Problem requirements: Copy every line in which the string "with" occurs.

Start Given data

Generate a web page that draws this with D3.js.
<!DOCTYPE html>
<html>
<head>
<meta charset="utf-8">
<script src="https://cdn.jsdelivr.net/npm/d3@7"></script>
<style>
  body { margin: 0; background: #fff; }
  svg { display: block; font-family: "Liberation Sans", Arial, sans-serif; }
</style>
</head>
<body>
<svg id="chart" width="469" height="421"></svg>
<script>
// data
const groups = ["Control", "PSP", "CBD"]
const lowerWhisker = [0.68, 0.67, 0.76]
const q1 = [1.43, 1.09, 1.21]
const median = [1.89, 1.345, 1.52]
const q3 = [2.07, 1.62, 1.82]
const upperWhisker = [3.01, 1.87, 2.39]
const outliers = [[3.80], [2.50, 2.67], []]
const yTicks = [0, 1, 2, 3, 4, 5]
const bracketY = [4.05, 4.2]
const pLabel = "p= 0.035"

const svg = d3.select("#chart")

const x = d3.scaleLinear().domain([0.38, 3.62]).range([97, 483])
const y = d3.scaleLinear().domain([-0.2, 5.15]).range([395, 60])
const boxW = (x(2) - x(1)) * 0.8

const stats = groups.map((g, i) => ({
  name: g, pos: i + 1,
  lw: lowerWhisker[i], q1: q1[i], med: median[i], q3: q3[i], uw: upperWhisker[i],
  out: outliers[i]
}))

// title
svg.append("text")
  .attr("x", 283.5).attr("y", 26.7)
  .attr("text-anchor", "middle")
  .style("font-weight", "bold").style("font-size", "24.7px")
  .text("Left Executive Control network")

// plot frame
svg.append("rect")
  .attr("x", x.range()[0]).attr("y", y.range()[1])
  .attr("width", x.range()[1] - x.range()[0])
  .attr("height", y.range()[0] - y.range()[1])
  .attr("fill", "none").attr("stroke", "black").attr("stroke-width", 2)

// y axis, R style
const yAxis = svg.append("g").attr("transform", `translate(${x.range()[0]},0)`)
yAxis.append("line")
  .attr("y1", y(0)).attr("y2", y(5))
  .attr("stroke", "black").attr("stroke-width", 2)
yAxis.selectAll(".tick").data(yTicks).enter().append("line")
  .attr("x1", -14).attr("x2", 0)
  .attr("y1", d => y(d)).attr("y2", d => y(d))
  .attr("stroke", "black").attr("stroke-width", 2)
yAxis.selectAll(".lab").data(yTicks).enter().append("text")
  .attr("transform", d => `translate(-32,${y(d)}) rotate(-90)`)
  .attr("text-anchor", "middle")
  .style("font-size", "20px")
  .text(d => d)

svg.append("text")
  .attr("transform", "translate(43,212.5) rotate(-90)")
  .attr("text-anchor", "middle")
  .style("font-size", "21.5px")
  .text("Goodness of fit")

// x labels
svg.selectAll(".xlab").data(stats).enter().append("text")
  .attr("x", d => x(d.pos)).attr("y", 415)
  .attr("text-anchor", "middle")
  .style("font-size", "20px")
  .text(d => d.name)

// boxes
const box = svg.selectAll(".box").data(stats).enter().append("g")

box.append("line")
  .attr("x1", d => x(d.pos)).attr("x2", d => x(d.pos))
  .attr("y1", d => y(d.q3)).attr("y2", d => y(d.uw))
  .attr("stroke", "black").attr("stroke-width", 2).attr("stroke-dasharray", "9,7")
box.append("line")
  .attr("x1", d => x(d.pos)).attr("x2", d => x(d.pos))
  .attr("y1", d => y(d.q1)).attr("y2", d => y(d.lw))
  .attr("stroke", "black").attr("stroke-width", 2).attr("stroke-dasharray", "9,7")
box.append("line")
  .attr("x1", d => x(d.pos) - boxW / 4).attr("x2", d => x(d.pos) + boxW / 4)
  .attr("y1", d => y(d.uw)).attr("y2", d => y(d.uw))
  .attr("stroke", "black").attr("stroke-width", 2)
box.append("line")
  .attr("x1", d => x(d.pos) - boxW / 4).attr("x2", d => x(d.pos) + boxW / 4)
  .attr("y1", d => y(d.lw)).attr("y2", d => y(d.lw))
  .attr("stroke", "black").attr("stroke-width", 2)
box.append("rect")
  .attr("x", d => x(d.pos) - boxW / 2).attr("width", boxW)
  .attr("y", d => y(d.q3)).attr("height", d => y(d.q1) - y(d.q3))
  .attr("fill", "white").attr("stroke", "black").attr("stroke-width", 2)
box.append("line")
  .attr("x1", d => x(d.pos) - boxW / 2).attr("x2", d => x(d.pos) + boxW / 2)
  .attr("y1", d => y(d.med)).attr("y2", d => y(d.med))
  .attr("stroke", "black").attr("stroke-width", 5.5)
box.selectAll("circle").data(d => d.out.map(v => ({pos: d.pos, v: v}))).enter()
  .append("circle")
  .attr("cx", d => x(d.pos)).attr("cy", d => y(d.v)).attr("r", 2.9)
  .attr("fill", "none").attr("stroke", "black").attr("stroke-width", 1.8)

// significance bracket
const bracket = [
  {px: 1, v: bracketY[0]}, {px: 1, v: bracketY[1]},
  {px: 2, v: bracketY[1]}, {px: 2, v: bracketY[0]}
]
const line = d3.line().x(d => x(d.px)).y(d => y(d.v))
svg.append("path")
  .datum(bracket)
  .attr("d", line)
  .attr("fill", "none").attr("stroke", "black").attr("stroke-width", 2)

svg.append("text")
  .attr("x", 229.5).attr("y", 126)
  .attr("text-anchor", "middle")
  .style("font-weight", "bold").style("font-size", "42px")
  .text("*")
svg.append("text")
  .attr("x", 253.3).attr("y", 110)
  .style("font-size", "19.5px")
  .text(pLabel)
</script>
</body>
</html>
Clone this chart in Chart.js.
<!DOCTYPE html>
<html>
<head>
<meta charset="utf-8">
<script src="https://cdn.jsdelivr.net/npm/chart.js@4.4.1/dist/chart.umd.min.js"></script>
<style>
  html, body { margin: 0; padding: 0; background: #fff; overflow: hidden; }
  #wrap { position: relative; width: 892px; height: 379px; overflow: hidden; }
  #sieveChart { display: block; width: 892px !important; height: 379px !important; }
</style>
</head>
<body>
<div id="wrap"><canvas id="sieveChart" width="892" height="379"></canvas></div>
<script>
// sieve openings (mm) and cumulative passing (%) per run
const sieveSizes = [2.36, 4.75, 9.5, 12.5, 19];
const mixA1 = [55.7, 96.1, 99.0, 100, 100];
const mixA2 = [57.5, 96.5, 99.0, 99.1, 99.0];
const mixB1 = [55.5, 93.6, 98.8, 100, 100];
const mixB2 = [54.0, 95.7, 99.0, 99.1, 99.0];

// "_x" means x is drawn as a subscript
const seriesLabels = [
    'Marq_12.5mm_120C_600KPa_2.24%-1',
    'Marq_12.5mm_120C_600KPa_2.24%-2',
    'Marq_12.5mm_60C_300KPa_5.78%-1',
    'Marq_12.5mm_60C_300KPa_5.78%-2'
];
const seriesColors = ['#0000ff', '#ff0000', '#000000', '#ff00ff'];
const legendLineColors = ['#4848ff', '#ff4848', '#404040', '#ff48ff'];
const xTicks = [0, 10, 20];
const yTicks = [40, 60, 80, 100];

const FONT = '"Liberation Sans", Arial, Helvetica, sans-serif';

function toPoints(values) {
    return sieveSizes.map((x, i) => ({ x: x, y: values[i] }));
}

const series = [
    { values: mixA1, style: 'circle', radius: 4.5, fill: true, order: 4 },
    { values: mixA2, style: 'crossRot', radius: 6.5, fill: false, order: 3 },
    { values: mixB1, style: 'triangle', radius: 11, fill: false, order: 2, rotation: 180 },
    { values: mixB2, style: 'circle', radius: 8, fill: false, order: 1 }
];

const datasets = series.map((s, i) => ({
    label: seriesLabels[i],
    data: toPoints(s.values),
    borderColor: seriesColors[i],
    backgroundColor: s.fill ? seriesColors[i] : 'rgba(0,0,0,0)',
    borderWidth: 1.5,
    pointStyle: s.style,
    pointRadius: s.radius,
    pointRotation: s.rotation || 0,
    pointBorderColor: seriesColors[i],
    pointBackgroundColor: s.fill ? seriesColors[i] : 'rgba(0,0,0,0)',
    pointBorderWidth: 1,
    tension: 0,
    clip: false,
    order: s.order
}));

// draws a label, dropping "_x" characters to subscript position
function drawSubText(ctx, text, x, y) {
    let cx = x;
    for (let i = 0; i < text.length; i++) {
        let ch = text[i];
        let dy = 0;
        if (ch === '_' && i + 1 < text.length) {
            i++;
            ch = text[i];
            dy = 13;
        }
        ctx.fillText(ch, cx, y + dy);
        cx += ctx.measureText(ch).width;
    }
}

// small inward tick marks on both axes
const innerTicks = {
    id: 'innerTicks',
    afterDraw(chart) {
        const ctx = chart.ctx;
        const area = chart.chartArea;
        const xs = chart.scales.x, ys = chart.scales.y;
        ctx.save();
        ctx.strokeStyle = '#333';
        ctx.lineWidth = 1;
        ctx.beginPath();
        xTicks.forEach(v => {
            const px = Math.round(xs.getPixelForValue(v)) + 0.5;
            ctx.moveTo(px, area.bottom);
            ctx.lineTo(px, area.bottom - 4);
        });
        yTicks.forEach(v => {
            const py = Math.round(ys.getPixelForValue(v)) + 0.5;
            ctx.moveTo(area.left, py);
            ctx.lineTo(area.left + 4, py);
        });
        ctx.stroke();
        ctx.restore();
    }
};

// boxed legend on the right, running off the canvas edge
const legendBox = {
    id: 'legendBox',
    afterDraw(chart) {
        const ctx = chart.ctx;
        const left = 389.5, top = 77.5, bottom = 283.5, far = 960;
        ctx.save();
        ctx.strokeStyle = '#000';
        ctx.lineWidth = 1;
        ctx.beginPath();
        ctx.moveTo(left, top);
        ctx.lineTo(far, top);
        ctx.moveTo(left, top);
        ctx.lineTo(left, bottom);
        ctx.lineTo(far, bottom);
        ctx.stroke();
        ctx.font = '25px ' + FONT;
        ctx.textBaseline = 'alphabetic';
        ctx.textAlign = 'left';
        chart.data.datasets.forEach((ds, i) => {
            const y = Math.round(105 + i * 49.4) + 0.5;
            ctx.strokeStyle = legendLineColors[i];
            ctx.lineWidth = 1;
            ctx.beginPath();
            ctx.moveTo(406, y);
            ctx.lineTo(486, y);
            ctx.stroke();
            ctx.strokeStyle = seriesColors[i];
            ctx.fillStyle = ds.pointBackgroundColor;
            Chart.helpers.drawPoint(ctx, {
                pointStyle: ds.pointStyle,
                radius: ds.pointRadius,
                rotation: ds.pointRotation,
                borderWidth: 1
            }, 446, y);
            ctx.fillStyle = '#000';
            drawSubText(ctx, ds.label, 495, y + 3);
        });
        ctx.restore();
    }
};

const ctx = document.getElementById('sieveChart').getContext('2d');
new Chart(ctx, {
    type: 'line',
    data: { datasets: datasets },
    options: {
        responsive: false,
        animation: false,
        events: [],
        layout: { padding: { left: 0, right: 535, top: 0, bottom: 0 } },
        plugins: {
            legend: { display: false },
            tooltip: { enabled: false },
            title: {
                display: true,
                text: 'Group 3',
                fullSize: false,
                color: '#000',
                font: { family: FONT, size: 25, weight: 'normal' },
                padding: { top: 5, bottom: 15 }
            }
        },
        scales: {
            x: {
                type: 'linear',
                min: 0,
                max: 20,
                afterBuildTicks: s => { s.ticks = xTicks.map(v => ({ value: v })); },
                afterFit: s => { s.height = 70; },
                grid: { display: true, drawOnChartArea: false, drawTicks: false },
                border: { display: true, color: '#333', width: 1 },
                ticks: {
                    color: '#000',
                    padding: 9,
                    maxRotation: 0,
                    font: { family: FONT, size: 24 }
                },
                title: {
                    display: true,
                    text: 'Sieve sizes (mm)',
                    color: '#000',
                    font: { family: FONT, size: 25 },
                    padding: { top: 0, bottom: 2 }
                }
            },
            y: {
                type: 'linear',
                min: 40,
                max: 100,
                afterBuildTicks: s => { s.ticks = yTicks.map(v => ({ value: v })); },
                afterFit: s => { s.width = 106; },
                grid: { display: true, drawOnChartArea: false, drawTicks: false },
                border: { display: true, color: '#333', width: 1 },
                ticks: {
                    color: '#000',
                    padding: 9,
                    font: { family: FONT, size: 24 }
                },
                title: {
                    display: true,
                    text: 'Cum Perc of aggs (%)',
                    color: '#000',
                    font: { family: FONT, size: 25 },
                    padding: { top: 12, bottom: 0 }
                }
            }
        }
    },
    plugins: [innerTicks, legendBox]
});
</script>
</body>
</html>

End Given data
Start Given data

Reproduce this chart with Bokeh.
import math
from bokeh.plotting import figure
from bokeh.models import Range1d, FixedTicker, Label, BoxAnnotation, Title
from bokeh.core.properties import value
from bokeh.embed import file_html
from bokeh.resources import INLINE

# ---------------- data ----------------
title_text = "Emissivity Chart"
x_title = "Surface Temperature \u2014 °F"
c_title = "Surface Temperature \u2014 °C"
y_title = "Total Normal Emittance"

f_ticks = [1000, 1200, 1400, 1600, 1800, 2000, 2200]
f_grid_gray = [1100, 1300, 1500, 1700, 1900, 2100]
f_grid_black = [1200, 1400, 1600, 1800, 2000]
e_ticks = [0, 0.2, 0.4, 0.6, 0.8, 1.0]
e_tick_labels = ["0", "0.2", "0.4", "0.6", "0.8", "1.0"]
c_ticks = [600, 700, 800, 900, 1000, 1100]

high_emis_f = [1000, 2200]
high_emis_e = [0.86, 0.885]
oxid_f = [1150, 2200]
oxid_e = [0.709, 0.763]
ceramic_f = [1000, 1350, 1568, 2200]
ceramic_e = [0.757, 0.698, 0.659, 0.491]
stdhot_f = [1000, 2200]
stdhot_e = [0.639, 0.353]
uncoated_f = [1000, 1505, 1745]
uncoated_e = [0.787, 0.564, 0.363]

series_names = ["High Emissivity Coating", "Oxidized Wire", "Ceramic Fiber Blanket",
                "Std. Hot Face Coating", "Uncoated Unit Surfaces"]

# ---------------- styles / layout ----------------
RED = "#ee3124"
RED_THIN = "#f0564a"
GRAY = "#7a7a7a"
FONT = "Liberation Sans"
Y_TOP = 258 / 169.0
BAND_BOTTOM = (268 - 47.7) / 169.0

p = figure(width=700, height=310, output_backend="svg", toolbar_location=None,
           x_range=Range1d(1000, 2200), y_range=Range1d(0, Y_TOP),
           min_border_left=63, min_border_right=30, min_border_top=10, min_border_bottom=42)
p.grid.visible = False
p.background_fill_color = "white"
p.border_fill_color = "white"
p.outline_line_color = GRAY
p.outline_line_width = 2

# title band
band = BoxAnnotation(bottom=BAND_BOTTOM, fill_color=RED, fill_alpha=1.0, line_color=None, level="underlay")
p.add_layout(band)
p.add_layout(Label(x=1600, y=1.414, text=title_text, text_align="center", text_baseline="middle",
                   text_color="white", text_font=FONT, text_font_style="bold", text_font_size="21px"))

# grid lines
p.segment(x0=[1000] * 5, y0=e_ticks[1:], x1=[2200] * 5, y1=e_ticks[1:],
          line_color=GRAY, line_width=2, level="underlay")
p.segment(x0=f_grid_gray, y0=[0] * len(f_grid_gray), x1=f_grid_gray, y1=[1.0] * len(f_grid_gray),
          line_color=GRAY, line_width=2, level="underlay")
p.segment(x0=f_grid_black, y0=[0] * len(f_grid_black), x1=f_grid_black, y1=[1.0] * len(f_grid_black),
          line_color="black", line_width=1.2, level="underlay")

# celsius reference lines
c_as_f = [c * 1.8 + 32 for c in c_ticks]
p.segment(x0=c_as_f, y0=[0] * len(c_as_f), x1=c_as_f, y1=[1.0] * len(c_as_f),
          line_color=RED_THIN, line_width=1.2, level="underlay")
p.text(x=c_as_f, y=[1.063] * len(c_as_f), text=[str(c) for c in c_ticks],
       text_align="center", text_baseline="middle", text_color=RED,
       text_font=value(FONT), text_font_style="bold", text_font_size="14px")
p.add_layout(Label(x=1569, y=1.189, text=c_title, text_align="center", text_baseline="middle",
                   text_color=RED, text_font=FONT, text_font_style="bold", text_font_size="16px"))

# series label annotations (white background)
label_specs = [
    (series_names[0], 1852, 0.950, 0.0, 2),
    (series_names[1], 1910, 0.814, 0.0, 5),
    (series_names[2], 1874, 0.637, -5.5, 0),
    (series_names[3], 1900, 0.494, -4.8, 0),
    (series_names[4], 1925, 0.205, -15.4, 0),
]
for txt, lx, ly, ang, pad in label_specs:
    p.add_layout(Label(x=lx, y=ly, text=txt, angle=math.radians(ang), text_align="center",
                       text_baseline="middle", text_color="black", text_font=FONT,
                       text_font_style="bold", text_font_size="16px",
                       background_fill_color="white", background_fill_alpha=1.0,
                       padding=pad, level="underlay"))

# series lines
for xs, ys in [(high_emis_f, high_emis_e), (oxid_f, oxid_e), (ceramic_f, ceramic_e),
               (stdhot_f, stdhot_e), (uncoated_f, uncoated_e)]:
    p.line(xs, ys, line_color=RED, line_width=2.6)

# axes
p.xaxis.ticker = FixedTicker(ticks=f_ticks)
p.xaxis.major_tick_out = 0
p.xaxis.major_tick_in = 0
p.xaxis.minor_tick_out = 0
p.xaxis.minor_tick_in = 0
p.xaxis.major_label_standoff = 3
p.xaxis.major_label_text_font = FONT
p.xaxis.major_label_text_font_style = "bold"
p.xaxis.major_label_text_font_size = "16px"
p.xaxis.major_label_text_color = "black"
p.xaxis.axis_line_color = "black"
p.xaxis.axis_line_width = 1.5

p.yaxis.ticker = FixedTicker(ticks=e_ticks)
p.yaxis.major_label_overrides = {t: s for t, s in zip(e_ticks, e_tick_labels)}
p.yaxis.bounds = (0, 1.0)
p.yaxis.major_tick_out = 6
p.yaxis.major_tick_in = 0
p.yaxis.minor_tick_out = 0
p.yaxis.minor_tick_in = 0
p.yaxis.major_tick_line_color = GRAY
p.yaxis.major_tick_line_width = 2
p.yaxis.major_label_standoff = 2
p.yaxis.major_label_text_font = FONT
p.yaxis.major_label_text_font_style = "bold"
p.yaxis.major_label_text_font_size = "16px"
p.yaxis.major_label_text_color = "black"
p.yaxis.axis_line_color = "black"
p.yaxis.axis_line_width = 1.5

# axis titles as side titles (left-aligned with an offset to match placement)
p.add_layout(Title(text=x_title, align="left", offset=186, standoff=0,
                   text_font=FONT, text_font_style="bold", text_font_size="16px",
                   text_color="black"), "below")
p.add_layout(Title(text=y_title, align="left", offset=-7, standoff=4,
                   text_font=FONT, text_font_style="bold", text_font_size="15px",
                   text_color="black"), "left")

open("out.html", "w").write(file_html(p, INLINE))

End Given data

Output of the task:
Generate a web page that draws this with D3.js.
Reproduce this chart with Bokeh.
# axis titles as side titles (left-aligned with an offset to match placement)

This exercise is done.